Rep. Marie Gluesenkamp Perez Votes Against Her Party Most Often
Another measure of partisan leaning is how often lawmakers vote with and against their party. The truth is that it is difficult for most lawmakers—and particularly freshmen—to vote against their party. It can bring about clashes with party leadership and political trouble back home.
But it does happen as lawmakers cast votes on everything from post office namings to policies on immigration and gun control. Perhaps not surprisingly, several of those most willing to buck their party were also on the list of those most willing to co-sponsor legislation with members of the opposition.
The House freshman who most often opposed her party was Gluesenkamp Perez, who opposed Democrats almost 19% of the time. Also in the top five were Reps. Davis at just above 17%; Crane at 14%; Josh Brecheen (R-OK-2) at about 13%; and Eric Burlison (R-MO-7) at 11%.
In the Senate, Sen Eric Schmitt (R-MO) led the list AT 12.5%, followed by Sens. J.D. Vance (R-OH) at 12%, and Pete Ricketts (R-NE) at 7%.
The lawmakers who voted most often with their party were led by Rep. Morgan McGarvey (D-KY-3) and Rep. Valerie Foushee (D-NC-4), who supported their party over 99% of the time. Others in the top five, all of whom were above 98%, included Rep. Glenn Ivey (D-MD-4); Rep. Laurel Lee (R-FL-15); and Rep. Jennifer McClellan (D-VA-4).

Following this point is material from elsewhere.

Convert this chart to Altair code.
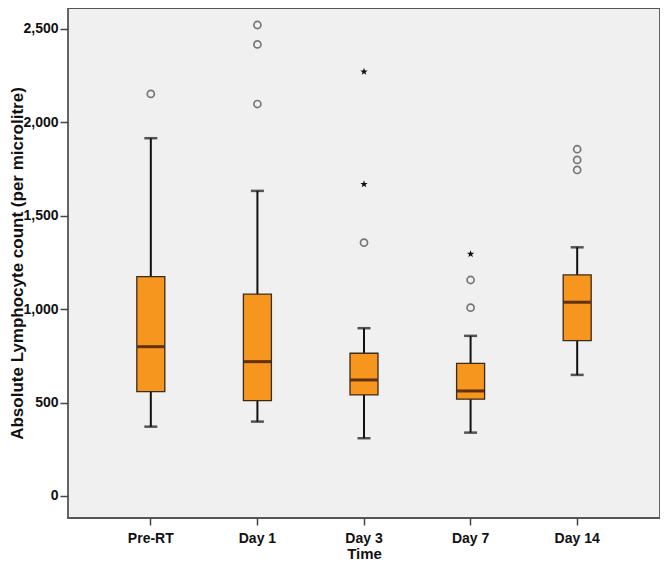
import altair as alt
import pandas as pd

times = ["Pre-RT", "Day 1", "Day 3", "Day 7", "Day 14"]
lower_whisker = [371, 398, 309, 339, 648]
q1 = [558, 510, 541, 518, 831]
median = [799, 719, 621, 562, 1037]
q3 = [1174, 1080, 764, 710, 1183]
upper_whisker = [1915, 1633, 898, 857, 1331]

outlier_time = ["Pre-RT", "Day 1", "Day 1", "Day 1", "Day 3", "Day 7", "Day 7",
                "Day 14", "Day 14", "Day 14"]
outlier_value = [2152, 2521, 2417, 2098, 1356, 1156, 1008, 1856, 1799, 1745]

extreme_time = ["Day 3", "Day 3", "Day 7"]
extreme_value = [2271, 1669, 1295]

y_ticks = [0, 500, 1000, 1500, 2000, 2500]

stats = pd.DataFrame({
    "Time": times, "lo": lower_whisker, "q1": q1, "med": median,
    "q3": q3, "hi": upper_whisker,
})
outl = pd.DataFrame({"Time": outlier_time, "v": outlier_value})
extr = pd.DataFrame({"Time": extreme_time, "v": extreme_value})

FONT = "Liberation Sans"
x_scale = alt.Scale(domain=times, paddingInner=0, paddingOuter=0.277)
y_scale = alt.Scale(domain=[-118, 2612], nice=False, zero=False)

x_enc = alt.X("Time:N", scale=x_scale, sort=times,
              axis=alt.Axis(title="Time", labelAngle=0, tickSize=7, tickWidth=1.5,
                            tickColor="#444", domain=False, labelPadding=6,
                            titlePadding=1))
y_axis = alt.Axis(title="Absolute Lymphocyte count (per microlitre)",
                  values=y_ticks, format=",d", tickSize=8, tickWidth=1.5,
                  tickColor="#444", domain=False, grid=False, labelPadding=2,
                  titleX=-46, titleBaseline="alphabetic", titleFontSize=17)

base = alt.Chart(stats)

whisker = base.mark_rule(color="#111", strokeWidth=2).encode(
    x=x_enc,
    y=alt.Y("lo:Q", scale=y_scale, axis=y_axis),
    y2="hi:Q",
)
cap_lo = base.mark_tick(color="#111", size=13, thickness=2.5).encode(
    x=alt.X("Time:N", scale=x_scale, sort=times),
    y=alt.Y("lo:Q", scale=y_scale),
)
cap_hi = base.mark_tick(color="#111", size=13, thickness=2.5).encode(
    x=alt.X("Time:N", scale=x_scale, sort=times),
    y=alt.Y("hi:Q", scale=y_scale),
)
box = base.mark_bar(size=28, fill="#F7961F", stroke="#3a2a18", strokeWidth=1.3).encode(
    x=alt.X("Time:N", scale=x_scale, sort=times),
    y=alt.Y("q1:Q", scale=y_scale),
    y2="q3:Q",
)
med = base.mark_tick(color="#220400", size=27, thickness=3).encode(
    x=alt.X("Time:N", scale=x_scale, sort=times),
    y=alt.Y("med:Q", scale=y_scale),
)
circles = alt.Chart(outl).mark_point(shape="circle", filled=False, color="#444",
                                     size=50, strokeWidth=1.7).encode(
    x=alt.X("Time:N", scale=x_scale, sort=times),
    y=alt.Y("v:Q", scale=y_scale),
)
STAR = ("M0,-1L0.24,-0.33L0.95,-0.31L0.39,0.13L0.59,0.81L0,0.41L-0.59,0.81"
        "L-0.39,0.13L-0.95,-0.31L-0.24,-0.33Z")
stars = alt.Chart(extr).mark_point(shape=STAR, filled=True, color="#111",
                                   size=60, opacity=1).encode(
    x=alt.X("Time:N", scale=x_scale, sort=times),
    y=alt.Y("v:Q", scale=y_scale),
)

chart = alt.layer(whisker, cap_lo, cap_hi, box, med, circles, stars).properties(
    width=592, height=510,
    autosize=alt.AutoSizeParams(type="none"),
    padding={"left": 60, "top": 0, "right": 0, "bottom": 48},
    background="white",
).configure_view(
    fill="#f0f0f0", stroke="#555", strokeWidth=1.8,
).configure_axis(
    labelFont=FONT, labelFontSize=14, labelFontWeight="bold", labelColor="#111",
    titleFont=FONT, titleFontSize=15, titleFontWeight="bold", titleColor="#111",
)

chart.save("out.html", embed_options={"renderer": "svg", "actions": False})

Rep. Wesley Hunt and Sen. John Fetterman Missed the Most Votes in Their Respective Chambers
Lawmakers cast hundreds of votes over the year, and it can be difficult to attend every single one. But some freshmen are better at it than others.
The House freshman who missed the most votes was Rep. Wesley Hunt (R-TX-38), who was absent nearly 23% of the time. Others in the top five were Reps. Brandon Williams (R-NY-22) at more than 15%; Don Davis (D-NC-1) at about 10%; Kevin Mullin (D-CA-15) at 9%, and Jared Moskowitz (D-FL-23) at 7%. Hunt made headlines on his voting presence (and lack thereof) before even being officially sworn in, having missed rounds of the heated speaker vote in January to be with his newborn premature son. Hunt flew back to DC to help push McCarthy over the edge in the 15th vote.
In the Senate, Sen. John Fetterman (D-PA) led the list at 36%, unsurprising with his time away from the Senate to take care of his mental health. All other freshman senators missed less than 4% of the votes.
There are also those who have maintained perfect attendance—in fact, there were 13 of them, all members of the House. No freshman members of the Senate had perfect attendance, but Sen. Katie Britt (R-AL) came close. She missed only .4% of the votes.